# PROBLEM TO WORK ON
Show every line that has the string "matplotlib" in it.

Plotting code records:
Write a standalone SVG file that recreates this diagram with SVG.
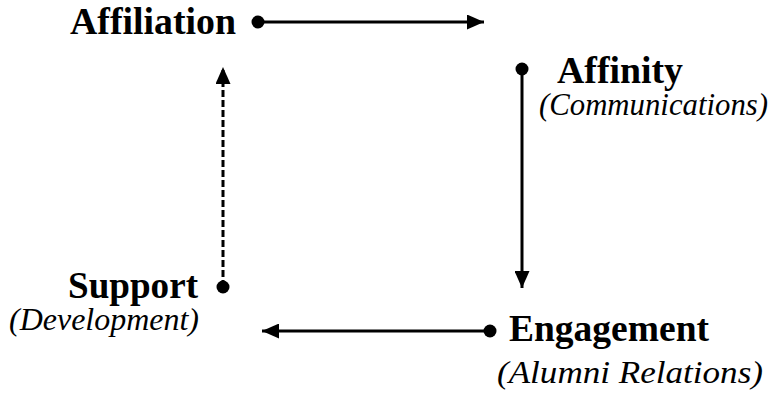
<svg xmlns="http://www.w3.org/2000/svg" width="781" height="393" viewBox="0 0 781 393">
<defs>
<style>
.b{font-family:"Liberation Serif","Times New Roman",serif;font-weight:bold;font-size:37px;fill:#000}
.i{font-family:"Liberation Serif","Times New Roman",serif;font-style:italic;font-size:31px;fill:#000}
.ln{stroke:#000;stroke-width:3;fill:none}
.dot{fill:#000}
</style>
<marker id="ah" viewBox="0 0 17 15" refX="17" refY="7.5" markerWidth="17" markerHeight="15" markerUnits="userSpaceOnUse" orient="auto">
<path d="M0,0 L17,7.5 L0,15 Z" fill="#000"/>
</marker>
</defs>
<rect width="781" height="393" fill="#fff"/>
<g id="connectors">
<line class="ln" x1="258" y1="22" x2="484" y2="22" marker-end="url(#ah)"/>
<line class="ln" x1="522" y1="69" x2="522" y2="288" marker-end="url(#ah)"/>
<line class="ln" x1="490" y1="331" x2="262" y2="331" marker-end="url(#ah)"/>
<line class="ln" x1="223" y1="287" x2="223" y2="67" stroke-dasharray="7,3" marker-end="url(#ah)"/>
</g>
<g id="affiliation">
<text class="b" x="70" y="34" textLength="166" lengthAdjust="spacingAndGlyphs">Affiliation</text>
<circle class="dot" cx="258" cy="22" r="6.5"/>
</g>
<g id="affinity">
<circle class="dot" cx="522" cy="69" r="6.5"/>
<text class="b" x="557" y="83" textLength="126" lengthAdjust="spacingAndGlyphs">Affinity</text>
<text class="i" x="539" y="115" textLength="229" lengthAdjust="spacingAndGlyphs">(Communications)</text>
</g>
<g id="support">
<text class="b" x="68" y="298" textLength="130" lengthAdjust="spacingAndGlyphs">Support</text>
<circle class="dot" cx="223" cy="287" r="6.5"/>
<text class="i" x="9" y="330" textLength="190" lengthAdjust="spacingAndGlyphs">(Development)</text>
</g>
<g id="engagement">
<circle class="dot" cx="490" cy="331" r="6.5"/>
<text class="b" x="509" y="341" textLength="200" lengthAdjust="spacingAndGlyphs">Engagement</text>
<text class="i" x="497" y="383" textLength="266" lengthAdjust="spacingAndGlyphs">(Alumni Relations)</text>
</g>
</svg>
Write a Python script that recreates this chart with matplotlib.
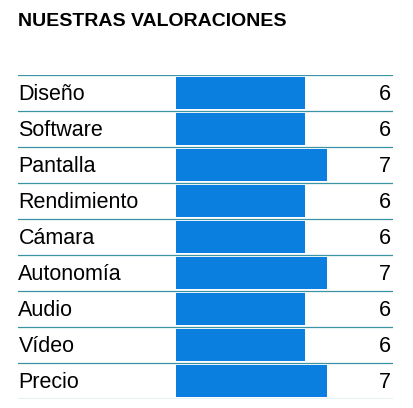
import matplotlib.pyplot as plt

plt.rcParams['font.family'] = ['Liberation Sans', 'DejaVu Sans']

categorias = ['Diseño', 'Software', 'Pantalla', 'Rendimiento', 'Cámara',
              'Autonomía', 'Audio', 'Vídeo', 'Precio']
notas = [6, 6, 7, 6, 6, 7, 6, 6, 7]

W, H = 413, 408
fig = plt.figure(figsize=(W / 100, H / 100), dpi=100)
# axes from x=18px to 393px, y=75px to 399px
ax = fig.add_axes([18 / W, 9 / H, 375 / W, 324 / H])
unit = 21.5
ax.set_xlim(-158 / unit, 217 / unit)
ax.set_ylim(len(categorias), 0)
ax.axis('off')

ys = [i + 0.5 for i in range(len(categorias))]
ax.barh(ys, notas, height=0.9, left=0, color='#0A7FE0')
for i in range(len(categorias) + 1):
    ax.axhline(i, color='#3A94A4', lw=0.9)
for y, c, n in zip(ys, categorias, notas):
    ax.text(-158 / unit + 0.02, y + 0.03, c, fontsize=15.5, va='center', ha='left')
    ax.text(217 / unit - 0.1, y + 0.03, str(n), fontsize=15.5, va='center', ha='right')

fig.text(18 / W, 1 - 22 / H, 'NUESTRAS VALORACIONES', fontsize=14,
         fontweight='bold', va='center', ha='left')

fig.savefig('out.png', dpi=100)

# RESULT OF THE EXERCISE
Write a Python script that recreates this chart with matplotlib.
import matplotlib.pyplot as plt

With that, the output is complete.